In terms of leeway, Riedel said the affected states could determine its impossible to install the pollution controls to comply with the regulation. They could then establish higher emissions limits for startup, shutdown and malfunction periods, he said.
Regardless, Riedel said he expected industry to file legal challenges against the rule.
This is certainly a change that utilities are aware of and could have an impact on their operations, Riedel said. Plants go into startup and shutdown routinely, then you have peaking plants.
And, just think. The jet setting elitists (algore, hairy screed, difi, jerry toker moonbeam brown etc) are at Lake Tahoe Summit today telling the peons how to act. Weather isn’t looking good. Lightning? Oh, lightning where are you.
The “outdated” stuff is all the bull-Obama about global warming...er...climate change....er...whatever.
Enviro-nazis are determined to do away with ANY power.......except their own..........
They can watch TV by candle light.
Wind generators do not provide consistent power. When the wind blows the can generate and when it stops a power plant must quickly pick up the load. Wing generated electricity is given priority and they made the coal fired plants the backup. A coal fired plant puts out more pollutants when it is spooled up to fast and not just ramped up slowly. Power plants often pay the wind generating not to generate so they can provide reliable power.
Our side always rolls over.
Their side never quits until it achieves its goals.
CWII is coming.
That will free up a lot of power for us sane people and ease their troubled guilty minds in knowing that they are not causing the temperature to raise .000000000789 degrees over the next 10,000 years.
The obvious question is” “Have those folks ever thought about the actual consequences of what they demand?” I really doubt it, because that would mean they do not have total faith in their ‘environmental religious dogma.’ (or catma possibly)
I’ll second that.
It’d sure make for a lot fewer enviro-nazis when they had to practice what they preach.
What role does government have in any of that?
I’d bet most of have not, they’re living in lala land.
I work with these ever changing environmental rules in my real life.
A company can invest millions in control devices to comply with a rule
then come to find out a few years later, “they” want to change the rules,
and you are right back to the drawing board again.
A far as these new proposed rules on doing away with the exemptions
in standard operating procedures for things such as
start-up, shut-down, and malfunction are concerned,
you can bet your sweet ass that none of these idiots
have ever lit a fire in a cold boiler to get it started up,
or had to try to keep control of one one during a malfunction,
or tried to deal with it on shut-down.
Well said.
Short of doing away with the EPA (which I’m for) their regulatory rule making power should be stripped away and given to Congress for rules affecting many people and costing large sums of money, IMO.

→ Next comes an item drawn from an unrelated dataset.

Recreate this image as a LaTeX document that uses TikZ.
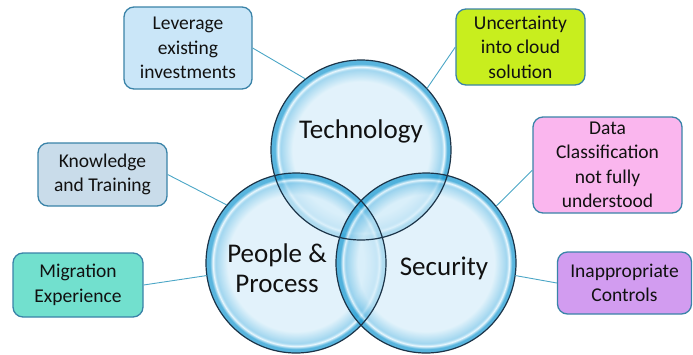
\documentclass[tikz,border=0pt]{standalone}
\usepackage{fontspec}
\setmainfont{Carlito}
\definecolor{bubC}{RGB}{213,237,249}
\definecolor{bubM}{RGB}{120,196,232}
\definecolor{bubH}{RGB}{225,244,253}
\definecolor{bubE}{RGB}{19,150,208}
\definecolor{levf}{HTML}{CAE6F8}
\definecolor{uncf}{HTML}{C8EE1E}
\definecolor{dataf}{HTML}{FAB6EE}
\definecolor{knowf}{HTML}{C9DCEA}
\definecolor{migf}{HTML}{72E0CE}
\definecolor{inapf}{HTML}{D29CF0}
\definecolor{boxline}{HTML}{3A83A8}
\definecolor{linkc}{HTML}{4BA6C6}
\definecolor{outlc}{HTML}{1C3448}
\definecolor{txt}{HTML}{111111}
\pgfdeclareradialshading{bubble}{\pgfpoint{0bp}{0bp}}{color(0bp)=(bubC); color(19bp)=(bubC); color(22.4bp)=(bubM); color(23.1bp)=(bubH); color(23.9bp)=(bubE); color(25bp)=(bubE); color(50bp)=(bubE)}
\begin{document}
\begin{tikzpicture}[x=1pt,y=-1pt,
  box/.style={draw=boxline, line width=1.3pt, rounded corners=10pt, align=center,
    font=\fontsize{19.5}{24.5}\selectfont, text=txt, inner sep=0pt},
  link/.style={draw=linkc, line width=0.9pt},
  bub/.style={circle, minimum size=180pt, inner sep=0pt},
  outl/.style={draw=outlc, line width=1.2pt},
  lab/.style={align=center, font=\fontsize{27}{30}\selectfont, text=txt}]
\useasboundingbox (0,0) rectangle (693,354);
\node[bub] (tech) at (361,150) {};
\node[bub] (ppl) at (296,263) {};
\node[bub] (sec) at (426,263) {};
\foreach \n in {tech,ppl,sec}
  \shade[shading=bubble, fill opacity=0.7] (\n.center) circle[radius=90pt];
\foreach \n in {tech,ppl,sec}
  \draw[outl] (\n.center) circle[radius=90pt];
\node[lab] (techl) at (361,131) {Technology};
\node[lab] (ppll) at (277,268) {People \&\\Process};
\node[lab] (secl) at (444,268) {Security};
\node[box, fill=levf, minimum width=128pt, minimum height=82pt] (lev) at (188,48) {Leverage\\existing\\investments};
\node[box, fill=uncf, minimum width=129pt, minimum height=76pt] (unc) at (520.5,47) {Uncertainty\\into cloud\\solution};
\node[box, fill=dataf, minimum width=149pt, minimum height=96pt] (data) at (607.5,165) {Data\\Classification\\not fully\\understood};
\node[box, fill=knowf, minimum width=129pt, minimum height=63pt] (know) at (102.5,174.5) {Knowledge\\and Training};
\node[box, fill=migf, minimum width=130pt, minimum height=64pt] (mig) at (78,285) {Migration\\Experience};
\node[box, fill=inapf, minimum width=134pt, minimum height=62pt] (inap) at (624.5,283) {Inappropriate\\Controls};
\draw[link] (lev.east) -- (tech.128);
\draw[link] (unc.west) -- (tech.43);
\draw[link] (data.184) -- (sec.39);
\draw[link] (know.east) -- (ppl.140);
\draw[link] (mig.east) -- (ppl.188);
\draw[link] (inap.west) -- (sec.352);
\end{tikzpicture}
\end{document}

The agency is out of control and is used as a political football by presidents, especially this one.
Take out your wallet, Dear Leader wants you to pay more.

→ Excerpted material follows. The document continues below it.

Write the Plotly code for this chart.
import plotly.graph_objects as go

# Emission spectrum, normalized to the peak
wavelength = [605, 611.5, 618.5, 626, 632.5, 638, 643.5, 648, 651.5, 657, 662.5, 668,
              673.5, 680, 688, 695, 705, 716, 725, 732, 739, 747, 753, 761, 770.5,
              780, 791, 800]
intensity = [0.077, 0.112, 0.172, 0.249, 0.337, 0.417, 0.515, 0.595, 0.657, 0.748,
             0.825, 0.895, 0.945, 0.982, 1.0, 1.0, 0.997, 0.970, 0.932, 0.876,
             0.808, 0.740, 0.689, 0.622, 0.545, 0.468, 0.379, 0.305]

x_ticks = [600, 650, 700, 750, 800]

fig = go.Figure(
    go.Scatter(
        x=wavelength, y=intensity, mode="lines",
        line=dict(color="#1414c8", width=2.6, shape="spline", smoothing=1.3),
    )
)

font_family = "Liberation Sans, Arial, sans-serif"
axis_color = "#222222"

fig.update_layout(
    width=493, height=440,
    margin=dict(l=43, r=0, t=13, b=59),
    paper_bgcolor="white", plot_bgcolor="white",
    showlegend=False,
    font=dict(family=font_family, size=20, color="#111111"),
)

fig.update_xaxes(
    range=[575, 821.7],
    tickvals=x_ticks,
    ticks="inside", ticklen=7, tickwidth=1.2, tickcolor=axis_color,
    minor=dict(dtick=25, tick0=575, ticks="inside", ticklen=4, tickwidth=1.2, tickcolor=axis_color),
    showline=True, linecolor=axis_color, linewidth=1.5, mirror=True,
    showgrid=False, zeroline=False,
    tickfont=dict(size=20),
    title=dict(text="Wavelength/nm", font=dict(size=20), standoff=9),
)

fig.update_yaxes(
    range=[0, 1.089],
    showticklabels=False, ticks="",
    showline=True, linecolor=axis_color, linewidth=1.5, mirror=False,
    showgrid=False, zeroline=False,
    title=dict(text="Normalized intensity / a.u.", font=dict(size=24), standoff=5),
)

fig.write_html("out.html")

...pressuring the Environmental Protection Agency to finalize a rule that would force utilities to limit emissions when power plants are shutting down, starting up or malfunctioning. Those emissions had previously been exempted from regulations because they were not considered a part of "normal operations," but the EPA says that policy is now "outdated."
...the rule would improve the health of residents near such facilities, who they said often tend to be minorities and earning low incomes.
What the "green group" and EPA doofuses fail realize is that their new regulations will harm these same people by causing their electric rates to increase. So by trying to protect them from occasional small increases in pollutants, they are harming them permanently by taking more money out of their pockets every month. Brilliant liberal logic.
Yep, but these tree huggers could care less about supposed low income minorities living near these plants not being able to afford their power bills and the air pollution is nothing compared to the 50’s and 60’s.